Sim, Raquel Dodge está certa.

Forças totalitárias avançam a passos largos e se vencerem,

os MPs e PGs não serão mais do que figura decorativa.

Enquanto generais defenderem rasgar a constituição e aplicar o golpe e não forem exemplarmente punidos; deputados federais progredirem em suas aspirações à presidência defendendo publicamente a prática do estupro e da tortura; prefeitos e governadores atacarem populações indefesas de modo escancarado e brutal; partidos que articularam o golpe e grupos de extrema direita se prepararem para tomar dezenas de assentos no parlamento e, novamente, fazerem maioria na câmara; um jornalista praticante do jornalismo ético e democrático for acusado de macular a honra do “honroso” Eduardo Cunha, estaremos todos em risco, sem dúvida, mas os que deveriam zelar pela democracia e pela constituição estarão à beira do escárnio e da inutilidade.

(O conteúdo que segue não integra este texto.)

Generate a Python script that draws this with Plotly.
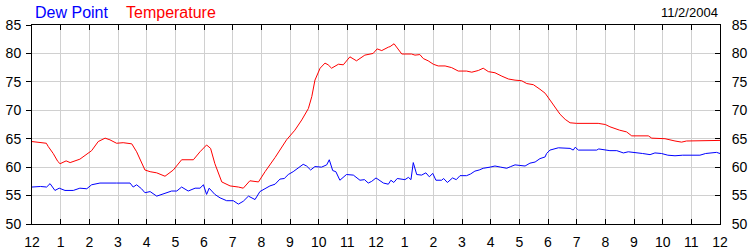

As frentes de esquerda se fragmentam. Saem das ruas e se concentram na eleição presidencial. Não apresentam uma estratégia única para a eleição de deputados, com uma pauta também única e progressista, e tem enormes dificuldades para projetar os próximos passos. Abandonam o FORA TEMER quando ele já foi adotado por boa parte da população, dos movimentos sociais e pela classe artística. Dão os primeiros passos para refazer alianças nos estados e se mostraram fracassadas.

Isso indica ainda que o golpe devastador sofrido teve, contudo, um potencial interpretativo fraco, não alcançou os vícios e repetições seculares do Brasil oligárquico, violento e genocida e, mesmo as esquerdas começam a devolver a sociedade brasileira para o mesmo lugar, o mesmo modus operandi, as mesmas fragmentações e acordos que debilitam as forças democráticas e as confundem. Ante a possibilidade mais breve de retornar ou chegar ao poder ninguém cede uma agulha.

Esse narcisismo cultivado pela saudade do poder em si mesmo embebeda muitos e cega a todos para um impossível 2018. Alguém de cara limpa realmente acredita que caso algum candidato com uma pauta clara de esquerda alcançar chances reais de chegar ao poder tudo transcorrerá na mais perfeita paz?

É tempo de bola prá frente, rumo às eleições?

Como uma sociedade pós golpe, com as forças golpistas ativas e fortalecidas como nunca, e no poder, aceitará o espetáculo das eleições livres e justas, caso a direita ou a extrema direita não seja a aposta certa?

Estamos esquecendo dos 18, que representam hoje cada um dos brasileiros perseguidos, amedrontados, acusados e processados, para pensar só em 2018.